Vis-NIR Spectroscopy and PLS Regression with Waveband Selection for Estimating the Total C and N of Paddy Soils in Madagascar

Abstract

Visible and near-infrared (Vis-NIR) diffuse reflectance spectroscopy with partial least squares (PLS) regression is a quick, cost-effective, and promising technology for predicting soil properties. The advantage of PLS regression is that all available wavebands can be incorporated in the model, while earlier studies indicate that PLS models include redundant wavelengths, and selecting specific wavebands can refine PLS analyses. This study evaluated the performance of PLS regression with waveband selection using Vis-NIR reflectance spectra to estimate the total carbon (TC) and total nitrogen (TN) in soils collected mainly from the surface of upland and lowland rice fields in Madagascar (n = 59; after outliers were removed). We used iterative stepwise elimination-based PLS (ISE-PLS) to estimate soil TC and TN and compared the predictive ability with standard full-spectrum PLS (FS-PLS). The predictive abilities were assessed using the coefficient of determination (R2), the root mean squared error of cross-validation (RMSECV), and the residual predictive deviation (RPD). Overall, ISE-PLS using first derivative reflectance (FDR) showed a better predictive accuracy than ISE-PLS for both TC (R2 = 0.972, RMSECV = 0.194, RPD = 5.995) and TN (R2 = 0.949, RMSECV = 0.019, RPD = 4.416) in the soil of Madagascar.

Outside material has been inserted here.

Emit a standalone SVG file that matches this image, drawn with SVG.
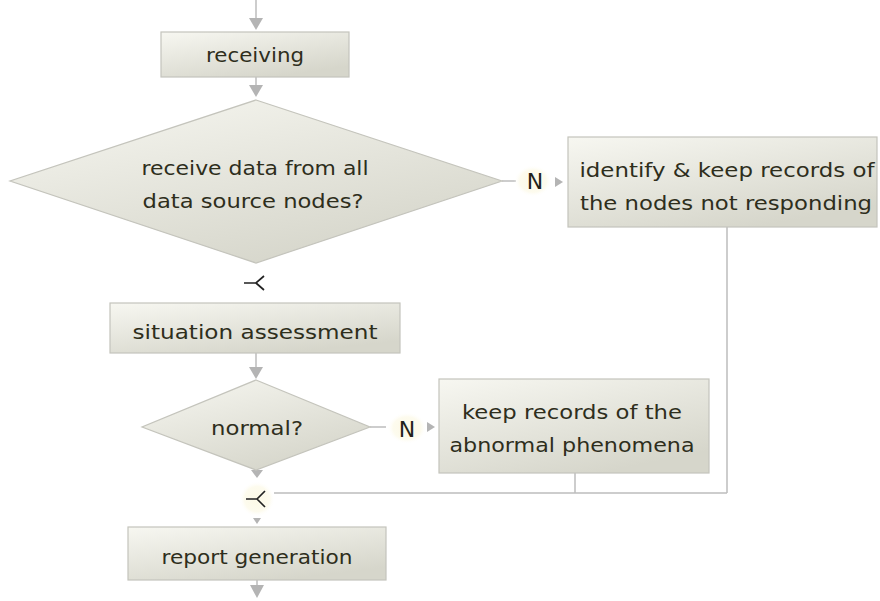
<svg xmlns="http://www.w3.org/2000/svg" width="880" height="601" viewBox="0 0 880 601">
<style>
.box{fill:url(#g);stroke:#c4c4bc;stroke-width:1.2}
.t{font-family:"DejaVu Sans",sans-serif;font-size:20px;fill:#2e2e1c;text-anchor:middle}
.n{font-family:"DejaVu Sans",sans-serif;font-size:22px;fill:#22221a;text-anchor:middle}
.ln{stroke:#bdbdbd;stroke-width:1.5;fill:none}
.ah{fill:#b4b4b4}
.fk{stroke:#222;stroke-width:1.7;fill:none}
</style>
<defs>
<linearGradient id="g" x1="0" y1="0" x2="0.6" y2="1">
<stop offset="0" stop-color="#f7f7f1"/>
<stop offset="1" stop-color="#d6d6cb"/>
</linearGradient>
<radialGradient id="cr">
<stop offset="0" stop-color="#fcf9e6"/>
<stop offset="0.7" stop-color="#fdfbee"/>
<stop offset="1" stop-color="#ffffff" stop-opacity="0"/>
</radialGradient>
</defs>
<g id="connectors">
<line class="ln" x1="256" y1="0" x2="256" y2="18"/>
<polygon class="ah" points="249,18 263,18 256,30"/>
<line class="ln" x1="256" y1="77" x2="256" y2="85"/>
<polygon class="ah" points="249,85 263,85 256,97"/>
<line class="ln" x1="502" y1="181" x2="516" y2="181"/>
<rect x="514" y="165" width="38" height="32" rx="12" fill="url(#cr)"/>
<text class="n" x="535" y="189">N</text>
<polygon class="ah" points="555,177 555,187 563,182"/>
<path class="fk" d="M244,283 H256 L264,276 M256,283 L264,290"/>
<line class="ln" x1="256" y1="353" x2="256" y2="367"/>
<polygon class="ah" points="249,367 263,367 256,379"/>
<line class="ln" x1="370" y1="427" x2="386" y2="427"/>
<rect x="387" y="412" width="40" height="32" rx="12" fill="url(#cr)"/>
<text class="n" x="407" y="437">N</text>
<polygon class="ah" points="427,422 427,432 435,427"/>
<line class="ln" x1="727" y1="227" x2="727" y2="493"/>
<line class="ln" x1="575" y1="473" x2="575" y2="493"/>
<line class="ln" x1="727" y1="493" x2="274" y2="493"/>
<polygon class="ah" points="251,470 263,470 257,478"/>
<circle cx="257" cy="499" r="18" fill="url(#cr)"/>
<path class="fk" d="M246,499 H257 L265,491 M257,499 L265,507"/>
<polygon class="ah" points="253,518 261,518 257,524"/>
<line class="ln" x1="257" y1="580" x2="257" y2="586"/>
<polygon class="ah" points="250,585 264,585 257,598"/>
</g>
<g id="receiving">
<rect class="box" x="161" y="32" width="188" height="45"/>
<text class="t" x="255" y="62" textLength="98" lengthAdjust="spacingAndGlyphs">receiving</text>
</g>
<g id="decision1">
<polygon class="box" points="256,100 502,181 256,263 10,181"/>
<text class="t" x="255" y="175" textLength="227" lengthAdjust="spacingAndGlyphs">receive data from all</text>
<text class="t" x="253" y="208" textLength="221" lengthAdjust="spacingAndGlyphs">data source nodes?</text>
</g>
<g id="identify">
<rect class="box" x="568" y="137" width="309" height="90"/>
<text class="t" x="727" y="177" textLength="295" lengthAdjust="spacingAndGlyphs">identify &amp; keep records of</text>
<text class="t" x="726" y="210" textLength="292" lengthAdjust="spacingAndGlyphs">the nodes not responding</text>
</g>
<g id="situation">
<rect class="box" x="110" y="303" width="290" height="50"/>
<text class="t" x="255" y="339" textLength="245" lengthAdjust="spacingAndGlyphs">situation assessment</text>
</g>
<g id="decision2">
<polygon class="box" points="256,380 370,427 256,470 142,427"/>
<text class="t" x="257" y="435" textLength="92" lengthAdjust="spacingAndGlyphs">normal?</text>
</g>
<g id="keep">
<rect class="box" x="439" y="379" width="270" height="94"/>
<text class="t" x="572" y="419" textLength="220" lengthAdjust="spacingAndGlyphs">keep records of the</text>
<text class="t" x="572" y="452" textLength="245" lengthAdjust="spacingAndGlyphs">abnormal phenomena</text>
</g>
<g id="report">
<rect class="box" x="128" y="527" width="258" height="53"/>
<text class="t" x="257" y="564" textLength="191" lengthAdjust="spacingAndGlyphs">report generation</text>
</g>
</svg>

The important wavebands for estimating TC (12.59% of all wavebands) and TN (3.55% of all wavebands) were selected from all 2001 wavebands over the 400–2400 nm range using ISE-PLS. These findings suggest that ISE-PLS based on Vis-NIR diffuse reflectance spectra can be used to estimate soil TC and TN contents in Madagascar with an improved predictive accuracy.